In an effort to help Country Universe readers build solid music libraries without denting their wallets too badly, we’ll periodically post run-downs of country-related bargains we spot at Amazon’s MP3 store. As with our single reviews, Each summary will be followed by a black widget with which you can listen to clips of the tracks or click through (via the “Buy MP3” button) to that item’s page at Amazon, where you can purchase it with just a few simple clicks. (Also note that you can have the mp3s go directly into your iTunes library if you install the Amazon MP3 Downloader – good stuff!).

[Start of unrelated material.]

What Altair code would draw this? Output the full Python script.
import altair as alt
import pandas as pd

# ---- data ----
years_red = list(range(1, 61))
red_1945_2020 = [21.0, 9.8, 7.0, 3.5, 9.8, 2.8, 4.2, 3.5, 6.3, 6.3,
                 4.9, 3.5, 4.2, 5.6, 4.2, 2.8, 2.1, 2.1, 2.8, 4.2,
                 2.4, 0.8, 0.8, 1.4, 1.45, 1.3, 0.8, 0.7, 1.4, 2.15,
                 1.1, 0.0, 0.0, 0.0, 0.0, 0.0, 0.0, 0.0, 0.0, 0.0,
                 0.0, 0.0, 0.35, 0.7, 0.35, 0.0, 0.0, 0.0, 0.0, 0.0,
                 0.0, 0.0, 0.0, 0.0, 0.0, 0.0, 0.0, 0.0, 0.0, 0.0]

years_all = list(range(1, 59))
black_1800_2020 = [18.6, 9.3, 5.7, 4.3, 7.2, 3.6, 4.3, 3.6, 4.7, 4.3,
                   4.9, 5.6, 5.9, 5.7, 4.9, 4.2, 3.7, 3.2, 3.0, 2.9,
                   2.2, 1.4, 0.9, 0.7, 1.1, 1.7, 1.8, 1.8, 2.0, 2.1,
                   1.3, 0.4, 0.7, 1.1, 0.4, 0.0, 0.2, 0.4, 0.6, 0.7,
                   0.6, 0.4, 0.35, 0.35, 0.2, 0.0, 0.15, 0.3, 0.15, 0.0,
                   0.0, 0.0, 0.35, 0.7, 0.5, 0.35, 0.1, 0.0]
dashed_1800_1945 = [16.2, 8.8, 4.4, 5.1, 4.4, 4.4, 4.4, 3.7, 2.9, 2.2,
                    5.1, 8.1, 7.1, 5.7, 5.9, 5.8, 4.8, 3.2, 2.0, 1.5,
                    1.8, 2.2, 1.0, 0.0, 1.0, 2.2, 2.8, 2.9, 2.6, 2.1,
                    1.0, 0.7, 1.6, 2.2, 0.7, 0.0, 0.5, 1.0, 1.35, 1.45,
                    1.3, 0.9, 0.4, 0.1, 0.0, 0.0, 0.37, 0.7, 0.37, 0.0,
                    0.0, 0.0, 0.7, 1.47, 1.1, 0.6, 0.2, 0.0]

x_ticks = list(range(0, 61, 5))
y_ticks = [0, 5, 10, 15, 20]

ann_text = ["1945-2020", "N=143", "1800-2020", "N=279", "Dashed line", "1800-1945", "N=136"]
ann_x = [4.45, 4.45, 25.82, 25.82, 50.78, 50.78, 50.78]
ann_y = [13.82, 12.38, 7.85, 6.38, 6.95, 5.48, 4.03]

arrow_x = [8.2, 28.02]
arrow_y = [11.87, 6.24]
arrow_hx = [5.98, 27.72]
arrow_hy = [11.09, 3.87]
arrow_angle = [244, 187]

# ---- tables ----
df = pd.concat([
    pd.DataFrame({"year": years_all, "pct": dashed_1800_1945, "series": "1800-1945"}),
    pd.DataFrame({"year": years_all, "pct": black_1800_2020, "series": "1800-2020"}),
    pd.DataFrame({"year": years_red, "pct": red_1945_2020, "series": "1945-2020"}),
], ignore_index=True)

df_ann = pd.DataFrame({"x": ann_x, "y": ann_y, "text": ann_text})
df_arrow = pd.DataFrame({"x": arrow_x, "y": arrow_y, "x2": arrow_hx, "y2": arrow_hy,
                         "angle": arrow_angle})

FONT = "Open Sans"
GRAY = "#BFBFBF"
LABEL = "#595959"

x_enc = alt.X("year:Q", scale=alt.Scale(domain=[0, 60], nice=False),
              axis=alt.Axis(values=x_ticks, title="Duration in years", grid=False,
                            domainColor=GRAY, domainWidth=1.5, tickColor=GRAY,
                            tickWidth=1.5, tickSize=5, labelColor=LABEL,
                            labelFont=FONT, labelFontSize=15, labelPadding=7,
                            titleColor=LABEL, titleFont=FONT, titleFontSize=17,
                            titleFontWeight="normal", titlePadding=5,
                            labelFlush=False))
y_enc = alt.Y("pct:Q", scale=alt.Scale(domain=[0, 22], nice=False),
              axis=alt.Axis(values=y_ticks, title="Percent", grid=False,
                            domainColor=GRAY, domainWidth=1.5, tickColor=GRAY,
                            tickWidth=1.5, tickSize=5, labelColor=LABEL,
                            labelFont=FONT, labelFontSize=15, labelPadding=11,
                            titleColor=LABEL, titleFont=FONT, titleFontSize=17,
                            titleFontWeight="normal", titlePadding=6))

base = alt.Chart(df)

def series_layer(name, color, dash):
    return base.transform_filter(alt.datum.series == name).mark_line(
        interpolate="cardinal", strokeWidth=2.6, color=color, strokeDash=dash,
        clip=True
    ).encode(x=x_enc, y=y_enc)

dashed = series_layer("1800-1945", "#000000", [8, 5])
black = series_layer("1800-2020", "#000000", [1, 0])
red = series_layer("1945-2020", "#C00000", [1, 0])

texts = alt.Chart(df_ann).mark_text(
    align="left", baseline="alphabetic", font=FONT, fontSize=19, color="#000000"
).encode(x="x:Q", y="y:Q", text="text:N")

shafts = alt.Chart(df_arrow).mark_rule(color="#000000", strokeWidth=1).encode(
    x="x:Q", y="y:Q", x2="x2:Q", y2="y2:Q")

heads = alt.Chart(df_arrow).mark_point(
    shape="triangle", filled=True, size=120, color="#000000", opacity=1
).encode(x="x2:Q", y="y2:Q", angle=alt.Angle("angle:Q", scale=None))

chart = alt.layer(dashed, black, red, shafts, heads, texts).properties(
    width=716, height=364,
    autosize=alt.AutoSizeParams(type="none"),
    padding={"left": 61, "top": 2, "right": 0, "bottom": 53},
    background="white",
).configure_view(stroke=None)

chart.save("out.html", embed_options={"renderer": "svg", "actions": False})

Also, please feel free to let us know in the comments if you find any internet bargains of your own (at Amazon or elsewhere). Without further ado:
TONIGHT ONLY – Dierks Bentley, Feel That Fire– $3.99
I’d be lying if I told you the critics were lovin’ all over this one, but most have noted the presence of at least a few good tracks, and you can’t beat this price on a new release. Act quick, though, because the discount will only be active tonight (in the future, we’ll try to let you know about these one-day deals sooner). Read Blake Boldt’s review of the album here.
Dixie Chicks, Fly – $5.99
‘Round these parts, it’s regarded as the first all-around great Chicks album. Here are the facts: it landed a Grammy nod for overall Album of the Year, has sold upwards of 10 million copies, and charted an astonishing seven singles, with hits ranging from the well-liked (“Ready to Run,” “Without You”) to the downright-iconic (“Cowboy Take Me Away,” “Goodbye Earl”). It was also ranked #39 on Kevin’s 2006 rundown of the greatest country albums released since 1989. Read his write-up of it here.

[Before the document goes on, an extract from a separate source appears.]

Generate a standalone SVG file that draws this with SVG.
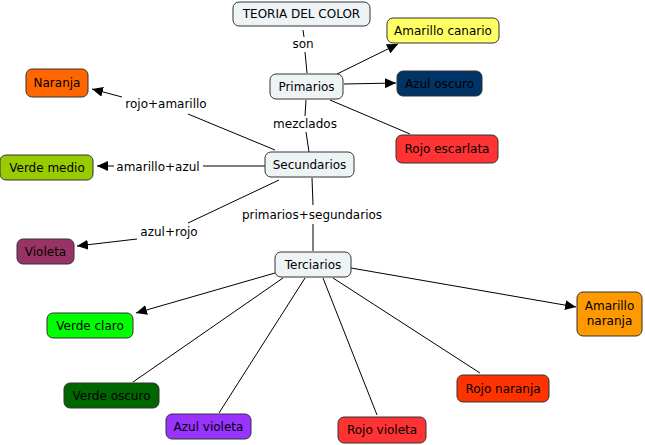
<svg xmlns="http://www.w3.org/2000/svg" width="645" height="445" viewBox="0 0 645 445">
<defs>
<marker id="arr" markerUnits="userSpaceOnUse" markerWidth="12" markerHeight="10" refX="11" refY="5" orient="auto">
<path d="M0,0 L11,5 L0,10 Z" fill="#000"/>
</marker>
<style>
.n{stroke:#333;stroke-width:1}
.c{fill:#EEF3F6}
text{font-family:"DejaVu Sans",Verdana,sans-serif;font-size:12px;fill:#000;text-anchor:middle}
.l line{stroke:#000;stroke-width:1}
.a{marker-end:url(#arr)}
</style>
</defs>
<rect width="645" height="445" fill="#fff"/>
<g id="connectors" class="l">
<line x1="303" y1="30" x2="304" y2="37"/>
<line x1="305" y1="52" x2="307" y2="73"/>
<line class="a" x1="337" y1="74" x2="398" y2="44"/>
<line class="a" x1="344" y1="84" x2="396" y2="83"/>
<line x1="330" y1="100" x2="410" y2="134"/>
<line x1="306" y1="100" x2="305" y2="116"/>
<line x1="306" y1="132" x2="309" y2="152"/>
<line x1="275" y1="150" x2="188" y2="114"/>
<line class="a" x1="122" y1="97" x2="92" y2="89"/>
<line x1="265" y1="166" x2="203" y2="166"/>
<line class="a" x1="114" y1="166" x2="97" y2="166"/>
<line x1="279" y1="180" x2="188" y2="223"/>
<line class="a" x1="137" y1="239" x2="77" y2="246"/>
<line x1="312" y1="178" x2="313" y2="205"/>
<line x1="313" y1="224" x2="313" y2="251"/>
<line class="a" x1="275" y1="273" x2="136" y2="313"/>
<line x1="283" y1="278" x2="133" y2="382"/>
<line x1="305" y1="278" x2="219" y2="413"/>
<line x1="323" y1="278" x2="377" y2="415"/>
<line x1="333" y1="278" x2="480" y2="373"/>
<line class="a" x1="351" y1="268" x2="576" y2="307"/>
<text x="303" y="48">son</text>
<text x="305" y="128">mezclados</text>
<text x="166" y="108">rojo+amarillo</text>
<text x="158" y="171">amarillo+azul</text>
<text x="169" y="236">azul+rojo</text>
<text x="312" y="219">primarios+segundarios</text>
</g>
<g id="teoria"><rect class="n c" x="233" y="2" width="137" height="24" rx="6"/><text x="301.5" y="18">TEORIA DEL COLOR</text></g>
<g id="amarillo-canario"><rect class="n" fill="#FFFF66" x="387" y="18" width="112" height="25" rx="6"/><text x="443" y="35">Amarillo canario</text></g>
<g id="azul-oscuro"><rect class="n" fill="#003366" x="397" y="71" width="85" height="25" rx="6"/><text x="439.5" y="88">Azul oscuro</text></g>
<g id="primarios"><rect class="n c" x="270" y="74" width="73" height="25" rx="6"/><text x="306.5" y="91">Primarios</text></g>
<g id="rojo-escarlata"><rect class="n" fill="#FF3333" x="396" y="135" width="102" height="28" rx="6"/><text x="447" y="153">Rojo escarlata</text></g>
<g id="secundarios"><rect class="n c" x="265" y="152" width="89" height="25" rx="6"/><text x="309.5" y="169">Secundarios</text></g>
<g id="naranja"><rect class="n" fill="#FF6600" x="26" y="69" width="62" height="28" rx="6"/><text x="57" y="87">Naranja</text></g>
<g id="verde-medio"><rect class="n" fill="#99CC00" x="0" y="155" width="93" height="25" rx="6"/><text x="47" y="172">Verde medio</text></g>
<g id="violeta"><rect class="n" fill="#993366" x="17" y="239" width="57" height="25" rx="6"/><text x="45.5" y="256">Violeta</text></g>
<g id="terciarios"><rect class="n c" x="275" y="252" width="76" height="25" rx="6"/><text x="313" y="269">Terciarios</text></g>
<g id="verde-claro"><rect class="n" fill="#00FF00" x="47" y="313" width="86" height="25" rx="6"/><text x="90" y="330">Verde claro</text></g>
<g id="verde-oscuro"><rect class="n" fill="#006600" x="64" y="383" width="95" height="25" rx="6"/><text x="111.5" y="400">Verde oscuro</text></g>
<g id="azul-violeta"><rect class="n" fill="#9933FF" x="166" y="414" width="85" height="25" rx="6"/><text x="208.5" y="431">Azul violeta</text></g>
<g id="rojo-violeta"><rect class="n" fill="#FF3333" x="338" y="417" width="88" height="26" rx="6"/><text x="382" y="434">Rojo violeta</text></g>
<g id="rojo-naranja"><rect class="n" fill="#FF3300" x="457" y="375" width="92" height="27" rx="6"/><text x="503" y="393">Rojo naranja</text></g>
<g id="amarillo-naranja"><rect class="n" fill="#FF9900" x="577" y="292" width="65" height="44" rx="6"/><text x="609.5" y="310">Amarillo</text><text x="609.5" y="325">naranja</text></g>
</svg>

No, I’m not trying to argue that CCR were a country group, because they weren’t. But John Fogerty has some significant ties to the genre as a solo artist, and you can certainly trace swamp-rock classics like “Lookin’ Out My Back Door” and “Lodi” back to the same primordial soup that spewed out country music, so…y’know, whatever. This collection compiles everything a casual fan will ever need, and at a value of $0.25 a song, who’s going to gripe?